=== DATASET CONTENT ===
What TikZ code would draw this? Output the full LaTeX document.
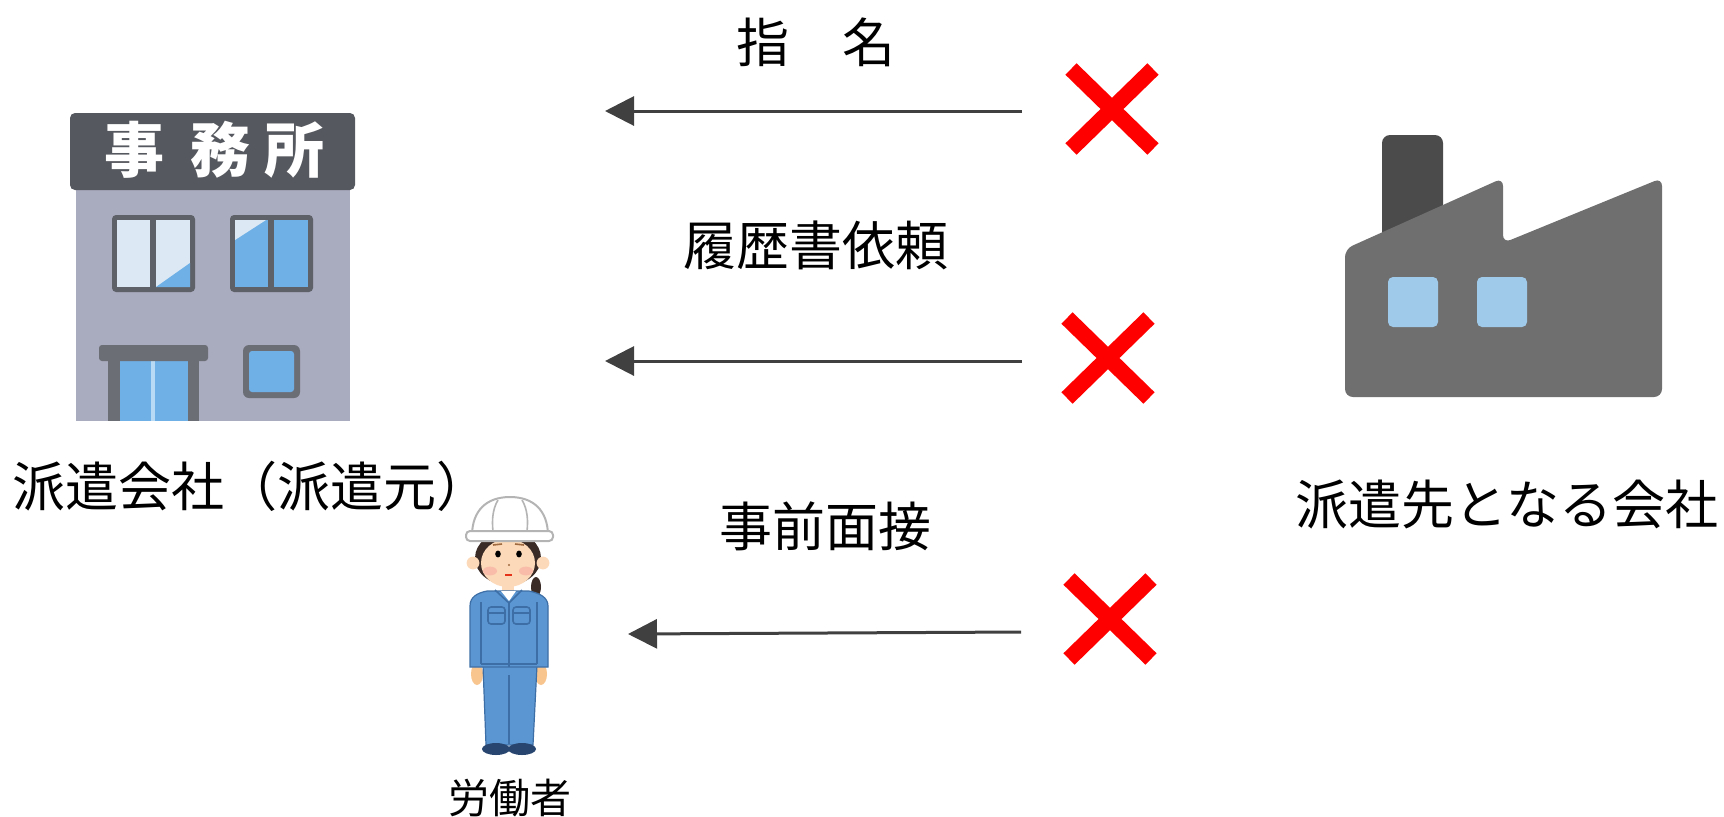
\documentclass[tikz,border=0pt]{standalone}
\usepackage{fontspec}
\setmainfont{Noto Sans CJK JP}
\usetikzlibrary{arrows.meta}

% palette
\definecolor{arrowgray}{HTML}{404040}
\definecolor{crossred}{HTML}{FF0000}
\definecolor{signgray}{HTML}{55585E}
\definecolor{wallgray}{HTML}{A9ABBE}
\definecolor{framegray}{HTML}{5F6168}
\definecolor{doorgray}{HTML}{6C6E76}
\definecolor{glassblue}{HTML}{6FB0E6}
\definecolor{glasslight}{HTML}{DCE9F5}
\definecolor{glassline}{HTML}{B9DAF5}
\definecolor{plantgray}{HTML}{6F6F6F}
\definecolor{chimneygray}{HTML}{4B4B4B}
\definecolor{plantglass}{HTML}{A0CAEA}
\definecolor{suitblue}{HTML}{5B96D2}
\definecolor{suitline}{HTML}{3D6FA6}
\definecolor{shoenavy}{HTML}{28456F}
\definecolor{skin}{HTML}{FCD9B8}
\definecolor{hand}{HTML}{F8C58E}
\definecolor{hair}{HTML}{3B2B26}
\definecolor{cheek}{HTML}{F7B0A4}
\definecolor{helmetline}{HTML}{B4B4B4}
\definecolor{brow}{HTML}{A06A40}

\begin{document}
\begin{tikzpicture}[x=0.5pt,y=-0.5pt,
  caption/.style={inner sep=0pt, text=black, font=\fontsize{26.5}{30}\selectfont},
  smallcaption/.style={inner sep=0pt, text=black, font=\fontsize{20.5}{24}\selectfont},
  signchar/.style={inner sep=0pt, text=white, font=\fontsize{30}{32}\selectfont\bfseries},
  flow/.style={draw=arrowgray, line width=1.5pt, -{Triangle[length=14.5pt,width=14.5pt]}},
  nogo/.style={draw=crossred, line width=8pt, line cap=butt},
]
\useasboundingbox (0,0) rectangle (1724,816);

% ---------- office building (dispatching company) ----------
\fill[wallgray] (76,188) rectangle (350,421);
\fill[signgray, rounded corners=2.5pt] (70,113) rectangle (355,190);
\node[signchar] (sign1) at (134,150) {事};
\node[signchar] (sign2) at (220,150) {務};
\node[signchar] (sign3) at (294,150) {所};
% upper windows
\fill[framegray, rounded corners=2pt] (112,215) rectangle (195,292);
\fill[glasslight] (117,220) rectangle (150,287);
\fill[glasslight] (156,220) rectangle (190,287);
\fill[glassblue] (156,287) -- (190,287) -- (190,263) -- cycle;
\fill[framegray, rounded corners=2pt] (230,215) rectangle (313,292);
\fill[glassblue] (235,220) rectangle (268,287);
\fill[glassblue] (274,220) rectangle (308,287);
\fill[glasslight] (235,220) -- (266,220) -- (235,240) -- cycle;
% entrance
\fill[doorgray] (108,358) rectangle (199,421);
\fill[glassblue] (120,361) rectangle (188,421);
\fill[glassline] (151,361) rectangle (155,421);
\fill[doorgray, rounded corners=1.5pt] (99,345) rectangle (208,361);
% small window
\fill[doorgray, rounded corners=3pt] (243,345) rectangle (300,398);
\fill[glassblue, rounded corners=1.5pt] (249,351) rectangle (294,392);

% ---------- factory (client company) ----------
\fill[chimneygray, rounded corners=4pt] (1382,135) rectangle (1443,260);
\fill[plantgray, rounded corners=4pt] (1345,397) -- (1345,249) -- (1503,178) -- (1503,243)
  -- (1662,178) -- (1662,397) -- cycle;
\fill[plantglass, rounded corners=2.5pt] (1388,277) rectangle (1438,327);
\fill[plantglass, rounded corners=2.5pt] (1477,277) rectangle (1527,327);

% ---------- worker ----------
% ponytail and hair
\fill[hair] (536,587) ellipse [x radius=2.5pt, y radius=5pt];
\fill[hair] (508,558) ellipse [x radius=16.5pt, y radius=13.5pt];
% ears
\fill[skin] (473,563) circle [radius=3.2pt];
\fill[skin] (543,563) circle [radius=3.2pt];
% neck and face
\fill[skin] (502,580) rectangle (514,594);
\fill[skin] (508,563) ellipse [x radius=13.5pt, y radius=12pt];
\fill[cheek, opacity=0.7] (490,571) ellipse [x radius=3.5pt, y radius=2.2pt];
\fill[cheek, opacity=0.7] (526,571) ellipse [x radius=3.5pt, y radius=2.2pt];
\fill[black] (498,554) ellipse [x radius=1.4pt, y radius=1.7pt];
\fill[black] (519,554) ellipse [x radius=1.4pt, y radius=1.7pt];
\draw[brow, line width=0.8pt] (493,545) -- (502,544);
\draw[brow, line width=0.8pt] (515,544) -- (524,545);
\fill[brow] (509,565) circle [radius=0.6pt];
\draw[red!60!brown, line width=0.7pt] (505,575) -- (512,575);
% helmet
\filldraw[fill=white, draw=helmetline, line width=1pt] (472,536) .. controls (472,510) and (487,497) .. (510,497)
  .. controls (533,497) and (548,510) .. (548,536) -- cycle;
\draw[helmetline, line width=0.8pt] (498,500) .. controls (492,510) and (492,522) .. (493,531);
\draw[helmetline, line width=0.8pt] (522,500) .. controls (528,510) and (528,522) .. (527,531);
\filldraw[fill=white, draw=helmetline, line width=1pt, rounded corners=2pt] (466,531) rectangle (553,541);
% hands
\fill[hand] (477,674) ellipse [x radius=3pt, y radius=5.5pt];
\fill[hand] (541,674) ellipse [x radius=3pt, y radius=5.5pt];
% trousers and shoes
\filldraw[fill=suitblue, draw=suitline, line width=0.6pt] (483,665) -- (537,665) -- (533,745) -- (486,745) -- cycle;
\draw[suitline, line width=0.8pt] (509,675) -- (509,744);
\fill[shoenavy] (496,749) ellipse [x radius=7pt, y radius=3pt];
\fill[shoenavy] (522,749) ellipse [x radius=7pt, y radius=3pt];
% jacket
\filldraw[fill=suitblue, draw=suitline, line width=0.6pt] (470,667) -- (470,606)
  .. controls (470,597) and (477,593) .. (487,591) -- (529,591)
  .. controls (539,593) and (548,597) .. (548,606) -- (548,667) -- cycle;
\fill[white] (501,591) -- (509,601) -- (516,591) -- cycle;
\draw[suitline, line width=0.8pt] (495,590) -- (509,603) -- (522,590);
\draw[suitline, line width=0.8pt] (509,603) -- (509,667);
\draw[suitline, line width=0.8pt] (481,602) -- (481,664);
\draw[suitline, line width=0.8pt] (537,602) -- (537,664);
\draw[suitline, line width=0.8pt] (481,664) -- (537,664);
\draw[suitline, line width=0.8pt, rounded corners=1.5pt] (488,607) rectangle (505,624);
\draw[suitline, line width=0.8pt, rounded corners=1.5pt] (513,607) rectangle (530,624);
\draw[suitline, line width=0.6pt] (488,613) -- (505,613);
\draw[suitline, line width=0.6pt] (513,613) -- (530,613);

% ---------- captions ----------
\node[caption] (lblShimei) at (816,42) {指　名};
\node[caption] (lblRireki) at (816,245) {履歴書依頼};
\node[caption] (lblMensetsu) at (825,526) {事前面接};
\node[caption, anchor=west] (lblMoto) at (12,486) {派遣会社（派遣元）};
\node[caption] (lblSaki) at (1507,504) {派遣先となる会社};
\node[smallcaption] (lblWorker) at (510,798) {労働者};

% ---------- arrows ----------
\coordinate (a1from) at (1022,111);
\coordinate (a1to) at (605,111);
\coordinate (a2from) at (1022,361);
\coordinate (a2to) at (605,361);
\coordinate (a3from) at (1021,632);
\coordinate (a3to) at (628,634);
\draw[flow] (a1from) -- (a1to);
\draw[flow] (a2from) -- (a2to);
\draw[flow] (a3from) -- (a3to);

% ---------- refusal marks ----------
\foreach \cx/\cy in {1112/109, 1108/358, 1110/619} {
  \draw[nogo] (\cx-41,\cy-40) -- (\cx+41,\cy+40);
  \draw[nogo] (\cx+41,\cy-40) -- (\cx-41,\cy+40);
}
\end{tikzpicture}
\end{document}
===
- **TASK TO CARRY OUT**: Leave out the pictures and repeat exactly the lines from the start of the material through the line that contains "(0,0) rectangle (1724,816);", both included.

- **THE REPLY**:
What TikZ code would draw this? Output the full LaTeX document.
\documentclass[tikz,border=0pt]{standalone}
\usepackage{fontspec}
\setmainfont{Noto Sans CJK JP}
\usetikzlibrary{arrows.meta}

% palette
\definecolor{arrowgray}{HTML}{404040}
\definecolor{crossred}{HTML}{FF0000}
\definecolor{signgray}{HTML}{55585E}
\definecolor{wallgray}{HTML}{A9ABBE}
\definecolor{framegray}{HTML}{5F6168}
\definecolor{doorgray}{HTML}{6C6E76}
\definecolor{glassblue}{HTML}{6FB0E6}
\definecolor{glasslight}{HTML}{DCE9F5}
\definecolor{glassline}{HTML}{B9DAF5}
\definecolor{plantgray}{HTML}{6F6F6F}
\definecolor{chimneygray}{HTML}{4B4B4B}
\definecolor{plantglass}{HTML}{A0CAEA}
\definecolor{suitblue}{HTML}{5B96D2}
\definecolor{suitline}{HTML}{3D6FA6}
\definecolor{shoenavy}{HTML}{28456F}
\definecolor{skin}{HTML}{FCD9B8}
\definecolor{hand}{HTML}{F8C58E}
\definecolor{hair}{HTML}{3B2B26}
\definecolor{cheek}{HTML}{F7B0A4}
\definecolor{helmetline}{HTML}{B4B4B4}
\definecolor{brow}{HTML}{A06A40}

\begin{document}
\begin{tikzpicture}[x=0.5pt,y=-0.5pt,
  caption/.style={inner sep=0pt, text=black, font=\fontsize{26.5}{30}\selectfont},
  smallcaption/.style={inner sep=0pt, text=black, font=\fontsize{20.5}{24}\selectfont},
  signchar/.style={inner sep=0pt, text=white, font=\fontsize{30}{32}\selectfont\bfseries},
  flow/.style={draw=arrowgray, line width=1.5pt, -{Triangle[length=14.5pt,width=14.5pt]}},
  nogo/.style={draw=crossred, line width=8pt, line cap=butt},
]
\useasboundingbox (0,0) rectangle (1724,816);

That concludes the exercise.